World | Sun May 8, 2016 1:37pm BST Related: WORLD, AFRICA
African countries deeply divided over ivory trade before U.N. meeting
JOHANNESBURG | BY ED STODDARD

Member states of the U.N. Convention on International Trade in Endangered Species (CITES) are not meeting until September, but some African countries have already drawn their battle lines on divisive issues such as the ivory trade.

Proposals for the meeting in Johannesburg were made public this week, pitting bids by Namibia and Zimbabwe to open up the trade in elephant ivory, against initiatives led by Kenya for a complete global ban on the coveted commodity.

Those seeking to open up the trade of wild animal products argue it will raise badly-needed funds for conservation, but others say it would provide cover to poachers and make products that can endanger species socially acceptable to consumers.

WERBUNG

"In all of these issues we have two competing views. They are all aiming for the same objective which is ensuring the survival of species in the wild," CITES Secretary-General John Scanlon told Reuters.

Global trade of ivory is banned though CITES has allowed one-off sales of national stockpiles. Several countries also allow domestic trade.

Kenya, long at the forefront of efforts to shut the ivory trade down completely, last week torched thousands of elephant tusks and rhino horns.

But the African kingdom of Swaziland wants to sell rhino horn to pay for anti-poaching efforts.

"The poaching crisis is really out of control and you have more and more countries that realise the only way to really stop it is to stop the trade," said Susan Lieberman, vice president for International Policy at the Wildlife Conservation Society.

Other initiatives called for added protection for lions. Last year the highly-publicised killing of a big cat named "Cecil" by an American trophy hunter in Zimbabwe provoked a global outcry.

There is also a push to ban commercial trade in several species of pangolin - scaly mammals with long snouts - which are being wiped out in Africa and Asia by rampant hunting for their highly prized meat.

"CONTROLLED TRADE"

CITES held its last "Conference of the Parties" - where proposed amendments regarding trade in wild animals and plants are voted on by member states - three years ago.
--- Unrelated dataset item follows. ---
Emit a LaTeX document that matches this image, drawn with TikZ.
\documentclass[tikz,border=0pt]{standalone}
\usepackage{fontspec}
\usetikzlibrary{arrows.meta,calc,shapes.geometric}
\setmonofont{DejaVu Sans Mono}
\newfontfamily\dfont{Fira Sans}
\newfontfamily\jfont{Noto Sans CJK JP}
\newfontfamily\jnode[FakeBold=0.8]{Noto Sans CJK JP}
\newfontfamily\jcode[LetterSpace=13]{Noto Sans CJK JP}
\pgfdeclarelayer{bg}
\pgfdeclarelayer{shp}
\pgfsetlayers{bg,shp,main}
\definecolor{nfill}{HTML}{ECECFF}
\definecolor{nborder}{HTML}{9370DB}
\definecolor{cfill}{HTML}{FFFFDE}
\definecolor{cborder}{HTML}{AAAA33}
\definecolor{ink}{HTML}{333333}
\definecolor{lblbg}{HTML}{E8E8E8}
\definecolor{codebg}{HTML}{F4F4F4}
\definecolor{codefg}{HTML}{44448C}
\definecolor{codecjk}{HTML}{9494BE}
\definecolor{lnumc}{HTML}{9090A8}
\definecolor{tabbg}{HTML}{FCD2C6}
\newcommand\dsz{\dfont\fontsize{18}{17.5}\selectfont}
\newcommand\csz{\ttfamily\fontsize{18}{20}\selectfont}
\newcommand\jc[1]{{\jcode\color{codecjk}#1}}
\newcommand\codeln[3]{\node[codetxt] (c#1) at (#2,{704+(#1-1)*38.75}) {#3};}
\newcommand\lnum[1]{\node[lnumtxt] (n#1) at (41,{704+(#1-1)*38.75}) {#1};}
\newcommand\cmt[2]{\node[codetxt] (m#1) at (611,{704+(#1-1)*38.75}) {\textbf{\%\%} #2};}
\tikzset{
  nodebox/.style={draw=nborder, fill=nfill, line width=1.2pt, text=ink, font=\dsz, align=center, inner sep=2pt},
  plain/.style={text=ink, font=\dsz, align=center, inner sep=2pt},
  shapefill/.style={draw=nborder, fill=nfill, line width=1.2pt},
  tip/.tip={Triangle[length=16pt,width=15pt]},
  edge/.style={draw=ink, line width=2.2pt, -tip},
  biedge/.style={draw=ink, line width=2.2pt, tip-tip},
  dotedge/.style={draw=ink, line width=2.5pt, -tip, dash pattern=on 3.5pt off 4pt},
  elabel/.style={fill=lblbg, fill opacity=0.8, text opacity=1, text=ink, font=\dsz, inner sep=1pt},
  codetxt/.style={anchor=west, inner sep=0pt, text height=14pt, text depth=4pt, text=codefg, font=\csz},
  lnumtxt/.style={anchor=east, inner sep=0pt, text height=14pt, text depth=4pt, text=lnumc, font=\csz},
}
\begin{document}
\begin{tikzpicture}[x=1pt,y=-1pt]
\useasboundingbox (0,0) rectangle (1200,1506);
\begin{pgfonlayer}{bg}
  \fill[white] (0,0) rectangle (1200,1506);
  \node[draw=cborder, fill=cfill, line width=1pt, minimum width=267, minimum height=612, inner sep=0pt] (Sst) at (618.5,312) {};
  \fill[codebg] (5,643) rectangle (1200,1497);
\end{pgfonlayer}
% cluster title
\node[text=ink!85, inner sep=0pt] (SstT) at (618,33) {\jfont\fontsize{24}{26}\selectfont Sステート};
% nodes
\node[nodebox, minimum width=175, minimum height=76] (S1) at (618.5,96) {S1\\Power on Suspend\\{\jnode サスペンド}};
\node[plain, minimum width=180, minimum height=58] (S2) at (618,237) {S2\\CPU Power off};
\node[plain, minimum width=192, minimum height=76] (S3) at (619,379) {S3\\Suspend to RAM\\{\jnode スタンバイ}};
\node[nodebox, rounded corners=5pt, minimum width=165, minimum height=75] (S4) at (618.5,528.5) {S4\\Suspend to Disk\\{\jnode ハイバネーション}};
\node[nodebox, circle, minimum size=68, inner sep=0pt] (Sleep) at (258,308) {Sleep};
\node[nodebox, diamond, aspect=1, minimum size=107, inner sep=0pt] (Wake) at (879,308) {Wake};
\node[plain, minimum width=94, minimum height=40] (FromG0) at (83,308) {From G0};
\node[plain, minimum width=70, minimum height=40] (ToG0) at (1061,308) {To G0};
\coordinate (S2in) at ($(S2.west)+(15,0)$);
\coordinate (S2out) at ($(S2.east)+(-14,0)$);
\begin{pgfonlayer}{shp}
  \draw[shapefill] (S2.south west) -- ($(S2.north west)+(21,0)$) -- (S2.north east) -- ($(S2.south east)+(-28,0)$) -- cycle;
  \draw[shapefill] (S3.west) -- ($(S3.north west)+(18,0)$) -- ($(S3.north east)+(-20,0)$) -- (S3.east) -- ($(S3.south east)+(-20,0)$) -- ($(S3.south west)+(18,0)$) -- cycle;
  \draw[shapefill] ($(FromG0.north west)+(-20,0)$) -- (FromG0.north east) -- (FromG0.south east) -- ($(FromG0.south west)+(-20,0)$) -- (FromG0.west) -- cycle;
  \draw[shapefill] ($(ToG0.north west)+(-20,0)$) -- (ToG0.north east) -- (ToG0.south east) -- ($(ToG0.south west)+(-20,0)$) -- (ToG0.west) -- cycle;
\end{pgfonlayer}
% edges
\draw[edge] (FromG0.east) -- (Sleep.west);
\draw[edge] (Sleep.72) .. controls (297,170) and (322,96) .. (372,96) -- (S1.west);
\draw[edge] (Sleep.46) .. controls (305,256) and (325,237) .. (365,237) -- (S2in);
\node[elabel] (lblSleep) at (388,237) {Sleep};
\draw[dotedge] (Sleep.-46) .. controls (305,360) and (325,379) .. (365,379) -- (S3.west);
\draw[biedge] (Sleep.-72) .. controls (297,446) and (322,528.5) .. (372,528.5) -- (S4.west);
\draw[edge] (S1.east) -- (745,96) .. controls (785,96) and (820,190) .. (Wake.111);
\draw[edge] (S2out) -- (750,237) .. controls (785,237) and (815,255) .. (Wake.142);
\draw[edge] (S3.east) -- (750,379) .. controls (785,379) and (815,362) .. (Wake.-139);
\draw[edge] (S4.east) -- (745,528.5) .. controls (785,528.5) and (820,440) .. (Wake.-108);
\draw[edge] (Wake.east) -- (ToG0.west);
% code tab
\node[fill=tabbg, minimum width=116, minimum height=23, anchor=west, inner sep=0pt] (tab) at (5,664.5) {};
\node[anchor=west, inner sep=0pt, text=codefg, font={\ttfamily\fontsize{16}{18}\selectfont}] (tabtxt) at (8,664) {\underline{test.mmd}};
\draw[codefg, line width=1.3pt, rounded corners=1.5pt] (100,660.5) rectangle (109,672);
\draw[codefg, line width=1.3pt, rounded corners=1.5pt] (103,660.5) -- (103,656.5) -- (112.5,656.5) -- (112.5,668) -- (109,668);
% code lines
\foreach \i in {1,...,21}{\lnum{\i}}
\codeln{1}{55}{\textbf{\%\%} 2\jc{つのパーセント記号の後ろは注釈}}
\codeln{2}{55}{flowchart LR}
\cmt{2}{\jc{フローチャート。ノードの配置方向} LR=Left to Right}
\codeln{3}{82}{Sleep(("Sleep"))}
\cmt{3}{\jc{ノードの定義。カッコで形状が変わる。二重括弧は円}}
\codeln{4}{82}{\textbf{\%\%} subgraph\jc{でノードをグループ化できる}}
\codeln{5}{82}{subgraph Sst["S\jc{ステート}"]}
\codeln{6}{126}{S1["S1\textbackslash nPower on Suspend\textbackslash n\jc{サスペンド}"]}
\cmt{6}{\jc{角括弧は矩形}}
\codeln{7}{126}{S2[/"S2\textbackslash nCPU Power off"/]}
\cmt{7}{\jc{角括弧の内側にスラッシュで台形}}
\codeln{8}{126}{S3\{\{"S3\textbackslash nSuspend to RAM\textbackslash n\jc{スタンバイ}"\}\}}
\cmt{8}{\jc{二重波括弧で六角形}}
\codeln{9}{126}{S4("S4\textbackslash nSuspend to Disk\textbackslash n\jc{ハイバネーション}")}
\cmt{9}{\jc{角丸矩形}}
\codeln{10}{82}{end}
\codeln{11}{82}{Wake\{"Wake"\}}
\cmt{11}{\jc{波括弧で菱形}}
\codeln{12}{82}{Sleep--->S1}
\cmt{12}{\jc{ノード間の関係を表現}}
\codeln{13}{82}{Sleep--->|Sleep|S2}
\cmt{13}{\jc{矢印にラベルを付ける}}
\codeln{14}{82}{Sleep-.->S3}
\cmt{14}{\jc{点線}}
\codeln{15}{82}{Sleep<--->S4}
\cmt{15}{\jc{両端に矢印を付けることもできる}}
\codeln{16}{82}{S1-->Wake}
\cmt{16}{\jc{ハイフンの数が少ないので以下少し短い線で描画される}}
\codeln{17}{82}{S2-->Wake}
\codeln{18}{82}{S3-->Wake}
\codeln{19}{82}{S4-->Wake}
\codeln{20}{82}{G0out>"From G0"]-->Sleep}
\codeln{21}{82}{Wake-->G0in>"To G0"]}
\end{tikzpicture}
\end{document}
The agreements are legally binding but only regulate international trade and do not replace national laws.

Since then, tens of thousands of African elephants have been poached for ivory and thousands of rhinos killed for their horns to meet soaring demand in Asia, dramatically raising the ecological, economic and emotional stakes in this upcoming round of wildlife diplomacy.

In the 1970s, Africa had about 1.2 million elephants, but now has 400,000 to 450,000.

However, in some countries, notably in southern Africa, populations have been growing. In its proposal, Namibia noted that its elephant population has risen from 7,500 in 1995 to over 20,000 at present.

"Namibia ... wishes to establish a regular form of controlled trade in all elephant specimens, including ivory, in support of elephant conservation," its proposal said. It said its ivory stockpile was growing by 4.5 percent per year, mostly from natural deaths.

Ivory has one source - a dead animal. Rhino horn by contrast can be cut off a tranquilised animal and grows back.

Surging security costs for wildlife against poachers are also a concern which pro-traders say can be met by selling stockpiles. Swaziland estimates it could raise almost $10 million (£6.9 million) from its 330 kg (700 pounds) of rhino horn at a wholesale price of $30,000 a kg.

"Who is going to pick up the tab for the annual security bill for rhinos which is now estimated at 1.2 to 2 billion rand a year (£56 million to £93.2 million)," said Pelham Jones, chairman of South Africa's Private Rhino Owners Association.

South Africa's environment ministry said on Sunday that rhino poaching was in decline but the country was still on track to potentially lose over 1,000 of the animals this year, with 363 of the pachyderms illicitly killed in the first four months of 2016 compared to 404 in the same period in 2015.

Cash-strapped Zimbabwe said trade was the only way to pay for the costs of protecting its 80,000 elephants. Zimbabwe's proposal says it has 70 tonnes of raw ivory in the government storage facility estimated to be worth $35 million.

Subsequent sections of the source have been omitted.